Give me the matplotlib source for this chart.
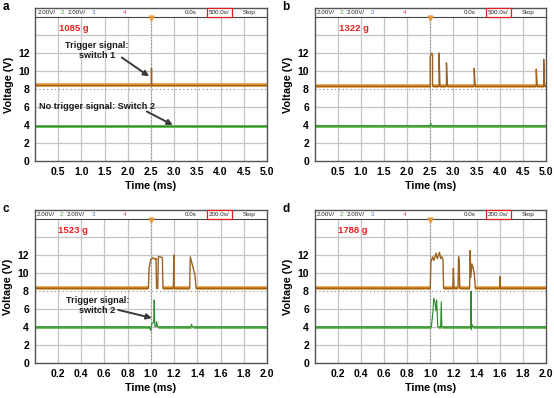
import numpy as np
import matplotlib.pyplot as plt

plt.rcParams['font.family'] = ['Liberation Sans', 'DejaVu Sans']
plt.rcParams['font.weight'] = 'bold'

ORANGE = '#E39A3B'
ORANGE_DK = '#9C6220'
GREEN = '#63B94F'
GREEN_DK = '#2D8A2D'
GRID = '#c4c4c4'

# --- trace data (time in ms, voltage in V), read off the scope screens ---
# a: 500 us/div, only switch 1 triggers
a_ch1_t = [0, 2.49, 2.49, 2.51, 2.51, 5.0]
a_ch1_v = [8.4, 8.4, 10.3, 10.3, 8.4, 8.4]
a_ch2_t = [0, 5.0]
a_ch2_v = [3.9, 3.9]

# b: 500 us/div, bouncing on switch 1
b_ch1_t = [0, 2.5, 2.5, 2.53, 2.55, 2.55, 2.58, 2.69, 2.69, 2.71, 2.85, 2.85, 2.87,
           3.45, 3.45, 3.47, 4.79, 4.79, 4.81, 4.95, 4.95, 4.97, 5.0]
b_ch1_v = [8.3, 8.3, 11.6, 12.0, 11.8, 8.3, 8.3, 8.3, 12.0, 8.3, 8.3, 10.9, 8.3,
           8.3, 10.3, 8.3, 8.3, 10.2, 8.3, 8.3, 11.3, 8.3, 8.3]
b_ch2_t = [0, 2.5, 2.51, 2.52, 5.0]
b_ch2_v = [3.9, 3.9, 4.2, 3.9, 3.9]

# c: 200 us/div, switch 2 triggers briefly
c_ch1_t = [0, 0.98, 0.985, 1.0, 1.02, 1.04, 1.045, 1.05, 1.06, 1.065, 1.08, 1.1, 1.105,
           1.195, 1.198, 1.2, 1.335, 1.34, 1.36, 1.38, 1.39, 2.0]
c_ch1_v = [8.3, 8.3, 10.5, 11.5, 11.7, 11.5, 11.6, 8.3, 8.3, 11.8, 11.8, 11.7, 8.3,
           8.3, 12.0, 8.3, 8.3, 11.8, 10.8, 9.8, 8.3, 8.3]
c_ch2_t = [0, 0.99, 1.0, 1.01, 1.025, 1.03, 1.035, 1.045, 1.05, 1.06, 1.345, 1.35, 1.36, 2.0]
c_ch2_v = [4.0, 4.0, 3.6, 4.4, 4.5, 7.0, 4.1, 4.0, 4.6, 4.0, 4.0, 4.3, 4.0, 4.0]

# d: 200 us/div, both switches trigger
d_ch1_t = [0, 1.0, 1.005, 1.02, 1.03, 1.05, 1.06, 1.08, 1.09, 1.1, 1.11, 1.115,
           1.195, 1.2, 1.205, 1.24, 1.245, 1.25, 1.255,
           1.34, 1.345, 1.35, 1.36, 1.37, 1.38, 1.39, 1.6, 1.603, 1.606, 2.0]
d_ch1_v = [8.3, 8.3, 11.2, 11.8, 11.4, 12.2, 11.6, 12.3, 11.6, 11.8, 11.5, 8.3,
           8.3, 10.5, 8.3, 8.3, 11.8, 11.2, 8.3,
           8.3, 12.5, 9.5, 11.0, 10.6, 10.0, 8.3, 8.3, 9.6, 8.3, 8.3]
d_ch2_t = [0, 1.01, 1.025, 1.03, 1.04, 1.05, 1.055, 1.06, 1.065, 1.09, 1.095, 1.1,
           1.35, 1.352, 1.356, 1.36, 1.37, 2.0]
d_ch2_v = [4.0, 4.0, 6.0, 7.2, 6.8, 5.8, 7.0, 5.6, 4.0, 4.0, 6.8, 4.0,
           4.0, 8.0, 3.7, 4.3, 4.0, 4.0]

loads = ['1085 g', '1322 g', '1523 g', '1788 g']
letters = ['a', 'b', 'c', 'd']
timebase = ['500.0s/', '500.0s/', '200.0s/', '200.0s/']
x_span = [5.0, 5.0, 2.0, 2.0]
x_step = [0.5, 0.5, 0.2, 0.2]
y_ticks = [0, 2, 4, 6, 8, 10, 12]

traces = [(a_ch1_t, a_ch1_v, a_ch2_t, a_ch2_v),
          (b_ch1_t, b_ch1_v, b_ch2_t, b_ch2_v),
          (c_ch1_t, c_ch1_v, c_ch2_t, c_ch2_v),
          (d_ch1_t, d_ch1_v, d_ch2_t, d_ch2_v)]


def draw_trace(ax, t, v, band, thin, band_lw, thin_lw):
    # thick band only where the signal sits on its idle level, thin line everywhere
    v = np.asarray(v, dtype=float)
    base = v[0]
    idle = np.where(np.isclose(v, base), v, np.nan)
    ax.plot(t, idle, color=band, lw=band_lw, zorder=2, solid_capstyle='butt')
    ax.plot(t, v, color=thin, lw=thin_lw, zorder=2)


W, H = 554, 398
fig = plt.figure(figsize=(W / 100, H / 100), dpi=100)

# axes boxes in pixels: left, right, top, bottom
boxes = [(35, 267, 8, 161), (314.5, 546, 8, 161),
         (34.5, 267, 210, 363), (314.5, 546, 210, 363)]

YTOP = 17.0
axes = []
for i, (l, r, t, b) in enumerate(boxes):
    ax = fig.add_axes([l / W, 1 - b / H, (r - l) / W, (b - t) / H])
    axes.append(ax)
    span = x_span[i]
    n = int(round(span / x_step[i]))
    xt = [x_step[i] * k for k in range(1, n + 1)]
    ax.set_xlim(0, span)
    ax.set_ylim(0, YTOP)

    # scope graticule
    ax.vlines(xt[:-1], 0, 16, color=GRID, lw=0.9, zorder=1)
    ax.hlines([2, 4, 6, 10, 12, 14], 0, span, color=GRID, lw=0.9, zorder=1)
    ax.hlines(8, 0, span, color='#8a8a8a', lw=0.8, linestyles=(0, (1, 2.5)), zorder=1)
    ax.vlines(span / 2, 0, 16, color='#8a8a8a', lw=0.8, linestyles=(0, (1, 2)), zorder=1)
    ax.axhline(16, color='#444444', lw=0.8, zorder=3)
    ax.plot(span / 2, 15.85, marker='v', color=ORANGE, ms=3.5, zorder=4)

    t1, v1, t2, v2 = traces[i]
    draw_trace(ax, t1, v1, ORANGE, ORANGE_DK, 2.6, 1.0)
    draw_trace(ax, t2, v2, GREEN, GREEN_DK, 2.0, 0.8)

    # header strip
    hy = (16 + YTOP) / 2 / YTOP
    hk = dict(transform=ax.transAxes, fontsize=4.5, fontweight='normal', va='center')
    ax.text(0.01, hy, '2.00V/', color='#222222', **hk)
    ax.text(0.11, hy, '2', color='#3aa63a', **hk)
    ax.text(0.14, hy, '2.00V/', color='#222222', **hk)
    ax.text(0.245, hy, '3', color='#5577cc', **hk)
    ax.text(0.38, hy, '4', color='#e0408a', **hk)
    ax.text(0.645, hy, '0.0s', color='#222222', **hk)
    ax.text(0.75, hy, timebase[i], color='#222222',
            bbox=dict(boxstyle='square,pad=0.35', fc='white', ec='#e02020', lw=0.9), **hk)
    ax.text(0.895, hy, 'Stop', color='#222222', **hk)

    ax.text(0.105 * span if i < 2 else 0.2, 14.75, loads[i], color='#e8231f',
            fontsize=6.8, fontweight='bold', va='center')

    ax.set_xticks(xt)
    ax.set_xticklabels(['%.1f' % v for v in xt])
    ax.set_yticks(y_ticks)
    ax.tick_params(length=0, labelsize=7.5, pad=4)
    for lab in ax.get_xticklabels() + ax.get_yticklabels():
        lab.set_fontweight('bold')
    for s in ax.spines.values():
        s.set_color('#555555')
        s.set_linewidth(1.0)
    ax.set_xlabel('Time (ms)', fontsize=7.8, fontweight='bold', labelpad=3)
    ax.set_ylabel('Voltage (V)', fontsize=7.8, fontweight='bold', labelpad=3)

    fig.text((l - 32) / W, 1 - (t - 1) / H, letters[i], fontsize=8.5,
             fontweight='bold', va='center', ha='left')

arrow = dict(arrowstyle='-|>', color='#3a3a3a', lw=1.4, mutation_scale=8,
             shrinkA=0, shrinkB=0)
ak = dict(fontsize=6.6, fontweight='bold', ha='center', va='center', color='#1a1a1a')
axes[0].text(1.34, 12.3, 'Trigger signal:\nswitch 1', **ak)
axes[0].annotate('', xy=(2.46, 9.4), xytext=(1.87, 11.5), arrowprops=arrow)
axes[0].text(1.33, 6.0, 'No trigger signal: Switch 2', **ak)
axes[0].annotate('', xy=(2.97, 4.0), xytext=(2.41, 5.5), arrowprops=arrow)
axes[2].text(0.54, 6.4, 'Trigger signal:\nswitch 2', **ak)
axes[2].annotate('', xy=(1.01, 5.0), xytext=(0.72, 5.9), arrowprops=arrow)

fig.savefig('out.png', dpi=100)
◆ ◆ ◆ ◆ ◆ ◆ ◆
## Problem
Skip the pictures and restate exactly the lines from the beginning of the listing to the line with "GRID = '#c4c4c4'", that line included.

## Answer in full
Give me the matplotlib source for this chart.
import numpy as np
import matplotlib.pyplot as plt

plt.rcParams['font.family'] = ['Liberation Sans', 'DejaVu Sans']
plt.rcParams['font.weight'] = 'bold'

ORANGE = '#E39A3B'
ORANGE_DK = '#9C6220'
GREEN = '#63B94F'
GREEN_DK = '#2D8A2D'
GRID = '#c4c4c4'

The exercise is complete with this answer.